INSTRUCTIONS FOR THE TASK: Reproduce all the entries exactly.
START EXTRACTED RECORDS
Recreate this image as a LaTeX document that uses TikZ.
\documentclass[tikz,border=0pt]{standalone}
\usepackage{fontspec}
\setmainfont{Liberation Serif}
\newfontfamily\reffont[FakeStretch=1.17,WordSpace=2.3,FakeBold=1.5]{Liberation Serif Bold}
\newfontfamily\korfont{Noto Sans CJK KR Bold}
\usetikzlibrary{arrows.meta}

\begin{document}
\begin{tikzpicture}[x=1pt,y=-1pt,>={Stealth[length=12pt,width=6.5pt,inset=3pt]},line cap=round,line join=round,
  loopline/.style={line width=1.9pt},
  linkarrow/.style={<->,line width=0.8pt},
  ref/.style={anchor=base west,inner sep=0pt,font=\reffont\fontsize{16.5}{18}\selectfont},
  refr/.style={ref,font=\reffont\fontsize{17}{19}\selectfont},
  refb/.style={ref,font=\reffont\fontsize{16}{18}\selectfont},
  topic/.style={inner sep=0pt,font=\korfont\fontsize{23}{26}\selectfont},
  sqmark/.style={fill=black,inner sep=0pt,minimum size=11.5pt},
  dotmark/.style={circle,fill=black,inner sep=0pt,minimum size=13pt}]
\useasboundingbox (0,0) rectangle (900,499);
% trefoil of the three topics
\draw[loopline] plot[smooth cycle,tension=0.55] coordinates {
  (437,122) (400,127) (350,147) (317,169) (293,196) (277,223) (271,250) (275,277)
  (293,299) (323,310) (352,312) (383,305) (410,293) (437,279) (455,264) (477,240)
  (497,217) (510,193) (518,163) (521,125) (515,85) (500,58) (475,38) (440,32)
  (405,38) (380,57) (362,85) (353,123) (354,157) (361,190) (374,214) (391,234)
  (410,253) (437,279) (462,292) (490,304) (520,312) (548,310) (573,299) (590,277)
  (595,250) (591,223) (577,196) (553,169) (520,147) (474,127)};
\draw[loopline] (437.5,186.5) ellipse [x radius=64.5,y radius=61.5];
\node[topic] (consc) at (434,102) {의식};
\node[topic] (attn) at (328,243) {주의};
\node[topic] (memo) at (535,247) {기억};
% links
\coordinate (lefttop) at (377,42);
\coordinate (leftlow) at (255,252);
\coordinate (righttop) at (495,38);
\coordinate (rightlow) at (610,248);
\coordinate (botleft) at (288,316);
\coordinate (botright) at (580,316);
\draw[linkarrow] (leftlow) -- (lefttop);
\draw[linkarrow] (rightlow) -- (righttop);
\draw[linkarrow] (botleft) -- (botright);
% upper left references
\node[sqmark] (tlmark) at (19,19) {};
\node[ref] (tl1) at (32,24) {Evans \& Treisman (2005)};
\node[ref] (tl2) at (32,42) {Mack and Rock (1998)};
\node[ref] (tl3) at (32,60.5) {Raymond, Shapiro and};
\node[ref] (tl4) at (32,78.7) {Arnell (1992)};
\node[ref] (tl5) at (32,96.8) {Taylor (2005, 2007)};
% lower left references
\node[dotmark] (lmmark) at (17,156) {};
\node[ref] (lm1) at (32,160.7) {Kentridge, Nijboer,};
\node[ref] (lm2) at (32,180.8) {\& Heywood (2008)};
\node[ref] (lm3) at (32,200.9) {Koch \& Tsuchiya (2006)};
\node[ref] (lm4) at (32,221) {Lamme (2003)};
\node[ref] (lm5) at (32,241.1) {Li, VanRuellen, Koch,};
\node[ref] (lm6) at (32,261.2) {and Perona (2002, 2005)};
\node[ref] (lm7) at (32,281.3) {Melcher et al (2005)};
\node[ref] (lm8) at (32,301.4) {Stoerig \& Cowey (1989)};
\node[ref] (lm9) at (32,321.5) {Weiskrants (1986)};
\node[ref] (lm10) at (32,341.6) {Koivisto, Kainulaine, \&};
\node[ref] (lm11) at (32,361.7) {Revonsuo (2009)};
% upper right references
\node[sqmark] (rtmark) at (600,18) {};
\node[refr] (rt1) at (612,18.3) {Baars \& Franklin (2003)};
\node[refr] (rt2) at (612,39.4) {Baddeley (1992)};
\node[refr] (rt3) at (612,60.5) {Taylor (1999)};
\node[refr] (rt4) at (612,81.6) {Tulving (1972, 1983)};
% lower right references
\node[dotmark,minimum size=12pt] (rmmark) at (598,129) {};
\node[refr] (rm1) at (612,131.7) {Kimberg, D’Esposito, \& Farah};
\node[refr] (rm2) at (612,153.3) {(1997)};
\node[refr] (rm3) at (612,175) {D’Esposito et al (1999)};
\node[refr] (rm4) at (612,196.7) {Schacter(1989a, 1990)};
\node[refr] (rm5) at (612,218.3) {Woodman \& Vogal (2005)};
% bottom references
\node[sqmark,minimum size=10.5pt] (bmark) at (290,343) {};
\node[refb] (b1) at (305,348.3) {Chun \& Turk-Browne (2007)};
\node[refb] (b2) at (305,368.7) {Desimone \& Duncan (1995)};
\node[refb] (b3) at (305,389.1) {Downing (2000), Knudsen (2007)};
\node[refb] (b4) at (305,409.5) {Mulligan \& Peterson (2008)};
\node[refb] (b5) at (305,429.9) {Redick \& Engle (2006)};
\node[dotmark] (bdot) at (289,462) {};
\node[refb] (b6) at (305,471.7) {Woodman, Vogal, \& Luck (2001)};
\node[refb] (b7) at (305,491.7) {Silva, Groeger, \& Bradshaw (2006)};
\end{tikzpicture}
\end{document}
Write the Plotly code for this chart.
END EXTRACTED RECORDS
SOLUTION BELOW:
Recreate this image as a LaTeX document that uses TikZ.
\documentclass[tikz,border=0pt]{standalone}
\usepackage{fontspec}
\setmainfont{Liberation Serif}
\newfontfamily\reffont[FakeStretch=1.17,WordSpace=2.3,FakeBold=1.5]{Liberation Serif Bold}
\newfontfamily\korfont{Noto Sans CJK KR Bold}
\usetikzlibrary{arrows.meta}

\begin{document}
\begin{tikzpicture}[x=1pt,y=-1pt,>={Stealth[length=12pt,width=6.5pt,inset=3pt]},line cap=round,line join=round,
  loopline/.style={line width=1.9pt},
  linkarrow/.style={<->,line width=0.8pt},
  ref/.style={anchor=base west,inner sep=0pt,font=\reffont\fontsize{16.5}{18}\selectfont},
  refr/.style={ref,font=\reffont\fontsize{17}{19}\selectfont},
  refb/.style={ref,font=\reffont\fontsize{16}{18}\selectfont},
  topic/.style={inner sep=0pt,font=\korfont\fontsize{23}{26}\selectfont},
  sqmark/.style={fill=black,inner sep=0pt,minimum size=11.5pt},
  dotmark/.style={circle,fill=black,inner sep=0pt,minimum size=13pt}]
\useasboundingbox (0,0) rectangle (900,499);
% trefoil of the three topics
\draw[loopline] plot[smooth cycle,tension=0.55] coordinates {
  (437,122) (400,127) (350,147) (317,169) (293,196) (277,223) (271,250) (275,277)
  (293,299) (323,310) (352,312) (383,305) (410,293) (437,279) (455,264) (477,240)
  (497,217) (510,193) (518,163) (521,125) (515,85) (500,58) (475,38) (440,32)
  (405,38) (380,57) (362,85) (353,123) (354,157) (361,190) (374,214) (391,234)
  (410,253) (437,279) (462,292) (490,304) (520,312) (548,310) (573,299) (590,277)
  (595,250) (591,223) (577,196) (553,169) (520,147) (474,127)};
\draw[loopline] (437.5,186.5) ellipse [x radius=64.5,y radius=61.5];
\node[topic] (consc) at (434,102) {의식};
\node[topic] (attn) at (328,243) {주의};
\node[topic] (memo) at (535,247) {기억};
% links
\coordinate (lefttop) at (377,42);
\coordinate (leftlow) at (255,252);
\coordinate (righttop) at (495,38);
\coordinate (rightlow) at (610,248);
\coordinate (botleft) at (288,316);
\coordinate (botright) at (580,316);
\draw[linkarrow] (leftlow) -- (lefttop);
\draw[linkarrow] (rightlow) -- (righttop);
\draw[linkarrow] (botleft) -- (botright);
% upper left references
\node[sqmark] (tlmark) at (19,19) {};
\node[ref] (tl1) at (32,24) {Evans \& Treisman (2005)};
\node[ref] (tl2) at (32,42) {Mack and Rock (1998)};
\node[ref] (tl3) at (32,60.5) {Raymond, Shapiro and};
\node[ref] (tl4) at (32,78.7) {Arnell (1992)};
\node[ref] (tl5) at (32,96.8) {Taylor (2005, 2007)};
% lower left references
\node[dotmark] (lmmark) at (17,156) {};
\node[ref] (lm1) at (32,160.7) {Kentridge, Nijboer,};
\node[ref] (lm2) at (32,180.8) {\& Heywood (2008)};
\node[ref] (lm3) at (32,200.9) {Koch \& Tsuchiya (2006)};
\node[ref] (lm4) at (32,221) {Lamme (2003)};
\node[ref] (lm5) at (32,241.1) {Li, VanRuellen, Koch,};
\node[ref] (lm6) at (32,261.2) {and Perona (2002, 2005)};
\node[ref] (lm7) at (32,281.3) {Melcher et al (2005)};
\node[ref] (lm8) at (32,301.4) {Stoerig \& Cowey (1989)};
\node[ref] (lm9) at (32,321.5) {Weiskrants (1986)};
\node[ref] (lm10) at (32,341.6) {Koivisto, Kainulaine, \&};
\node[ref] (lm11) at (32,361.7) {Revonsuo (2009)};
% upper right references
\node[sqmark] (rtmark) at (600,18) {};
\node[refr] (rt1) at (612,18.3) {Baars \& Franklin (2003)};
\node[refr] (rt2) at (612,39.4) {Baddeley (1992)};
\node[refr] (rt3) at (612,60.5) {Taylor (1999)};
\node[refr] (rt4) at (612,81.6) {Tulving (1972, 1983)};
% lower right references
\node[dotmark,minimum size=12pt] (rmmark) at (598,129) {};
\node[refr] (rm1) at (612,131.7) {Kimberg, D’Esposito, \& Farah};
\node[refr] (rm2) at (612,153.3) {(1997)};
\node[refr] (rm3) at (612,175) {D’Esposito et al (1999)};
\node[refr] (rm4) at (612,196.7) {Schacter(1989a, 1990)};
\node[refr] (rm5) at (612,218.3) {Woodman \& Vogal (2005)};
% bottom references
\node[sqmark,minimum size=10.5pt] (bmark) at (290,343) {};
\node[refb] (b1) at (305,348.3) {Chun \& Turk-Browne (2007)};
\node[refb] (b2) at (305,368.7) {Desimone \& Duncan (1995)};
\node[refb] (b3) at (305,389.1) {Downing (2000), Knudsen (2007)};
\node[refb] (b4) at (305,409.5) {Mulligan \& Peterson (2008)};
\node[refb] (b5) at (305,429.9) {Redick \& Engle (2006)};
\node[dotmark] (bdot) at (289,462) {};
\node[refb] (b6) at (305,471.7) {Woodman, Vogal, \& Luck (2001)};
\node[refb] (b7) at (305,491.7) {Silva, Groeger, \& Bradshaw (2006)};
\end{tikzpicture}
\end{document}
Write the Plotly code for this chart.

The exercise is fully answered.